If you want a practical template, we can share our one-page “Heat Treatment Summary” that DAFF officers understand at a glance. Need help tailoring it to your process? You can Contact us on whatsapp and we’ll send a draft with the fields DAFF asks about most often.

When this advice applies (and when it doesn’t)

  • Applies: Frozen, fully cooked prawns from Indonesia intended for human consumption. Peeled or unpeeled. Tail-on/off. Breaded if fully cooked.
  • Doesn’t apply: Raw prawns, bait, pet food, semi-processed items where the prawn itself wasn’t heat-treated to BICON settings. Those follow different rules, often with permits and testing.
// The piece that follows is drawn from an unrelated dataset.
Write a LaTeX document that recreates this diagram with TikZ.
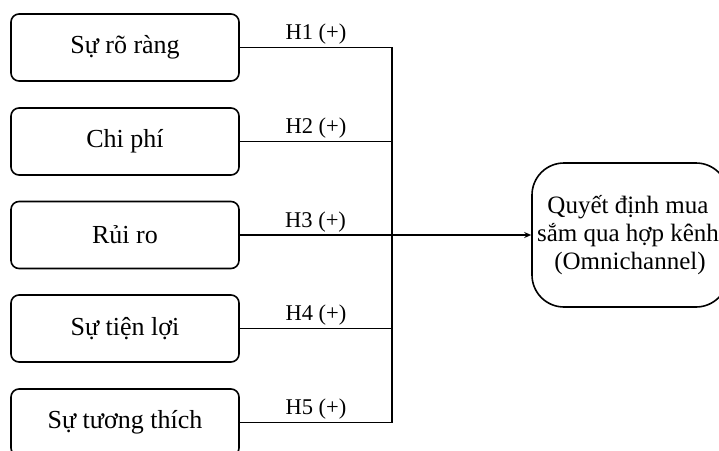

If you’re building a cooked prawn line for the Australian market, we can produce to spec and pack under your brand. See our formats under Frozen Shrimp (Black Tiger, Vannamei & Wild Caught). We routinely supply cooked PD and PDTO vannamei aligned with Australian documentation expectations.

Resources and next steps

  • Run your exact scenario in BICON: choose the cooked human-consumption pathway and print the outcome for your file.
  • Align your label set to say “cooked” and match documents line by line.
  • Prepare a batch-level heat certificate plus logs and calibration proof.

Questions about your current labels or certificate wording? We’re happy to review a draft before you book space. View our products to see standard specs we can produce for Australia, or just Contact us on whatsapp if you need a quick check on BICON conditions for your SKU.

Final thought. BICON can feel bureaucratic, but once you align your process to those three pillars, cooked prawns from Indonesia move cleanly. And when DAFF sees consistent, accurate paperwork from you shipment after shipment, clearance speeds up. That’s been our experience across dozens of consignments—and it’s why buyers keep scaling their programs with us.